Visits to Wales in the 1960s with his friend and patron Monty Bloom briefly revived Lowry’s interest in industrial scenes. He was impressed by the contrast between the industrial towns and the surrounding countryside; consequently his paintings from this period are brighter than his Lancashire paintings. However, towards the end of the 1960s Lowry began to lose his creative urge and, with the exception of the occasional moment of artistic inspiration, he ceased painting almost entirely.
Laurence Stephen Lowry died of pneumonia in 1976, aged 88. Although he had received critical acclaim for his work during the second half of his life, he never forgot the lack of recognition that he had received initially and he carried with him the feeling of isolation and rejection throughout his career. He refused the offer of a knighthood, as well as numerous other honours, and remained disillusioned with the art world despite the praise that was heaped upon him.

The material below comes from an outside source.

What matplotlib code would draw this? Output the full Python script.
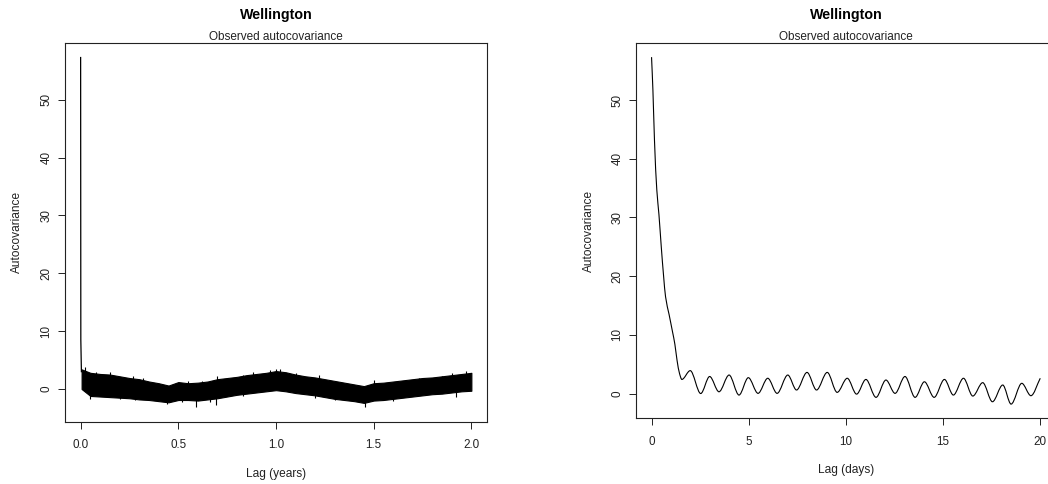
import numpy as np
import matplotlib
matplotlib.use("Agg")
import matplotlib.pyplot as plt
from matplotlib.path import Path
from matplotlib.patches import PathPatch

plt.rcParams["font.family"] = ["Liberation Sans", "DejaVu Sans"]

# ---------------- data ----------------
city = "Wellington"
subtitle = "Observed autocovariance"
ylabel = "Autocovariance"
xlabel_left = "Lag (years)"
xlabel_right = "Lag (days)"

# left panel: lag in years
spike_years = [0.0, 0.001, 0.004]
spike_vals = [57.3, 8.5, 3.0]
band_years = [0.005, 0.05, 0.1, 0.15, 0.2, 0.25, 0.3, 0.35, 0.4, 0.45, 0.5,
              0.55, 0.6, 0.65, 0.7, 0.75, 0.8, 0.85, 0.9, 0.95, 1.0, 1.05,
              1.1, 1.15, 1.2, 1.25, 1.3, 1.35, 1.4, 1.45, 1.5, 1.55, 1.6,
              1.65, 1.7, 1.75, 1.8, 1.85, 1.9, 1.95, 2.0]
band_top = [3.4, 2.8, 2.6, 2.5, 2.2, 1.9, 1.7, 1.3, 1.0, 0.6, 1.2,
            1.0, 1.1, 1.3, 1.7, 1.9, 2.1, 2.4, 2.6, 2.8, 3.1, 2.9,
            2.5, 2.2, 2.0, 1.7, 1.4, 1.1, 0.8, 0.5, 1.0, 1.1, 1.3,
            1.5, 1.7, 1.9, 2.0, 2.2, 2.4, 2.6, 2.8]
band_bottom = [0.0, -1.2, -1.3, -1.4, -1.5, -1.6, -1.8, -1.9, -2.1, -2.3, -1.9,
               -1.9, -2.0, -1.8, -1.6, -1.3, -1.0, -0.8, -0.6, -0.4, -0.2, -0.4,
               -0.7, -0.9, -1.1, -1.4, -1.7, -1.9, -2.1, -2.4, -2.0, -1.9, -1.7,
               -1.5, -1.3, -1.1, -0.9, -0.8, -0.6, -0.4, -0.3]
peak_years = [0.02, 0.08, 0.15, 0.27, 0.32, 0.55, 0.62, 0.7, 0.83, 0.88,
              0.97, 1.0, 1.02, 1.1, 1.22, 1.5, 1.62, 1.73, 1.85, 1.9, 1.97]
peak_vals = [3.8, 3.0, 2.9, 2.3, 1.9, 1.3, 1.4, 2.3, 2.5, 2.9,
             3.3, 3.5, 3.4, 2.8, 2.4, 1.6, 1.4, 1.9, 2.3, 2.7, 3.1]
dip_years = [0.05, 0.2, 0.28, 0.44, 0.52, 0.593, 0.66, 0.695, 0.83,
             1.2, 1.3, 1.455, 1.6, 1.92]
dip_vals = [-1.7, -1.8, -1.9, -2.6, -2.2, -3.15, -2.3, -2.7, -1.2,
            -1.5, -1.9, -3.15, -2.1, -1.3]

# right panel: lag in days
curve_days = [0.0, 0.07, 0.15, 0.27, 0.38, 0.5, 0.62, 0.72, 0.9, 1.08, 1.2,
              1.31, 1.44, 1.56, 1.99, 2.53, 2.99, 3.47, 3.99, 4.5, 4.98,
              5.48, 5.98, 6.46, 7.01, 7.46, 8.0, 8.49, 9.04, 9.55, 10.07,
              10.55, 11.03, 11.55, 12.06, 12.53, 13.04, 13.56, 14.04, 14.54,
              15.07, 15.53, 16.05, 16.53, 17.04, 17.54, 18.07, 18.5, 19.05,
              19.52, 20.0]
curve_vals = [57.3, 51.7, 43.2, 34.7, 30.5, 25.0, 20.0, 16.5, 13.5, 10.5, 8.4,
              5.7, 3.4, 2.4, 3.9, 0.0, 2.9, 0.3, 3.15, -0.26, 2.7,
              0.03, 2.6, 0.03, 3.15, 0.6, 3.6, 0.6, 3.6, 0.2, 2.6,
              -0.1, 2.4, -0.65, 2.3, 0.03, 2.9, -0.65, 2.0, -0.65,
              2.4, -0.26, 2.6, -0.43, 1.85, -1.4, 1.45, -1.8, 1.74,
              -0.37, 2.6]

left_xticks = [0.0, 0.5, 1.0, 1.5, 2.0]
left_xticklabels = ["0.0", "0.5", "1.0", "1.5", "2.0"]
right_xticks = [0, 5, 10, 15, 20]
right_xticklabels = ["0", "5", "10", "15", "20"]
yticks = [0, 10, 20, 30, 40, 50]
yticklabels = ["0", "10", "20", "30", "40", "50"]


# ---------------- helpers ----------------
def smooth_path(x, y):
    """Monotone cubic (Fritsch-Carlson) curve through the given points, as Bezier path."""
    x = np.asarray(x, float)
    y = np.asarray(y, float)
    h = np.diff(x)
    d = np.diff(y) / h
    m = np.zeros_like(x)
    m[0] = d[0]
    m[-1] = d[-1]
    for i in range(1, len(x) - 1):
        if d[i - 1] * d[i] <= 0:
            m[i] = 0.0
        else:
            w1 = 2 * h[i] + h[i - 1]
            w2 = h[i] + 2 * h[i - 1]
            m[i] = (w1 + w2) / (w1 / d[i - 1] + w2 / d[i])
    verts = [(x[0], y[0])]
    codes = [Path.MOVETO]
    for i in range(len(x) - 1):
        verts += [(x[i] + h[i] / 3, y[i] + m[i] * h[i] / 3),
                  (x[i + 1] - h[i] / 3, y[i + 1] - m[i + 1] * h[i] / 3),
                  (x[i + 1], y[i + 1])]
        codes += [Path.CURVE4] * 3
    return Path(verts, codes)


W, H = 1048, 484
fig = plt.figure(figsize=(W / 100, H / 100), dpi=100)


def px(x, y):
    return x / W, 1 - y / H


FS = 8.4
ax1 = fig.add_axes([65 / W, 1 - 421.7 / H, 422 / W, 378.7 / H])
ax2 = fig.add_axes([636 / W, 1 - 418.3 / H, 419.8 / W, 375.3 / H])

# left panel
ax1.plot(spike_years, spike_vals, color="black", lw=0.9)
ax1.fill_between(band_years, band_bottom, band_top, color="black",
                 edgecolor="black", lw=0.8)
centre = (np.asarray(band_top) + np.asarray(band_bottom)) / 2
ax1.vlines(peak_years, np.interp(peak_years, band_years, centre), peak_vals,
           color="black", lw=0.8)
ax1.vlines(dip_years, dip_vals, np.interp(dip_years, band_years, centre),
           color="black", lw=0.8)
ax1.set_xlim(-0.08, 2.08)
ax1.set_ylim(-5.65, 59.81)
ax1.set_xticks(left_xticks)
ax1.set_xticklabels(left_xticklabels)

# right panel
ax2.add_patch(PathPatch(smooth_path(curve_days, curve_vals), facecolor="none",
                        edgecolor="black", lw=0.8))
ax2.set_xlim(-0.8, 20.8)
ax2.set_ylim(-4.22, 59.71)
ax2.set_xticks(right_xticks)
ax2.set_xticklabels(right_xticklabels)

for ax in (ax1, ax2):
    ax.set_yticks(yticks)
    ax.set_yticklabels(yticklabels)
    for s in ax.spines.values():
        s.set_linewidth(0.8)
        s.set_color("#222222")
    ax.tick_params(direction="out", length=4.8, width=0.7, color="#222222",
                   labelsize=FS, labelcolor="#222222")
    ax.tick_params(axis="x", pad=14.3)
    ax.tick_params(axis="y", pad=6.4)
    for lab in ax.get_xticklabels():
        lab.set_va("baseline")
    for lab in ax.get_yticklabels():
        lab.set_rotation(90)
        lab.set_rotation_mode("anchor")
        lab.set_ha("center")
        lab.set_va("baseline")

# titles and labels
for cx, cy, xl, yx, yc in [(276, 477, xlabel_left, 20, 232.3),
                           (845.9, 473.5, xlabel_right, 591.7, 230.7)]:
    fig.text(*px(cx, 18.5), city, ha="center", va="baseline",
             fontsize=10.3, fontweight="bold", color="black")
    fig.text(*px(cx, 40.5), subtitle, ha="center", va="baseline",
             fontsize=8.5, color="#222222")
    fig.text(*px(cx, cy), xl, ha="center", va="baseline",
             fontsize=8.6, color="#222222")
    fig.text(*px(yx, yc), ylabel, ha="center", va="baseline", rotation=90,
             rotation_mode="anchor", fontsize=8.6, color="#222222")

fig.savefig("out.png", dpi=100)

Lowry is remembered as a man of remarkable resilience and sensitivity; he stood alone, unaffected by the influences of other artists and his inspiration came entirely from his own experience. His paintings and drawings are now included in most important private and public collections in the United Kingdom and abroad and his unique works continue to receive the critical acclaim that he so richly deserves.
 Michael Leber & Judith Sandling, L.S. Lowry, Phaidon, London, 1987, no.278, p.130.
 Mervyn Levy, ‘Portraits’, The paintings of LS Lowry oils and watercolours, Jupiter Books, London, 1977, unpaginated.
 Judith Sandling writing on Portrait of a young man, 1961, in LS Lowry, exh. cat., Richard Green, 2002, no.9, p.34.
 Next to the title of the painting inscribed on the stretcher, Arts council has been written and crossed out.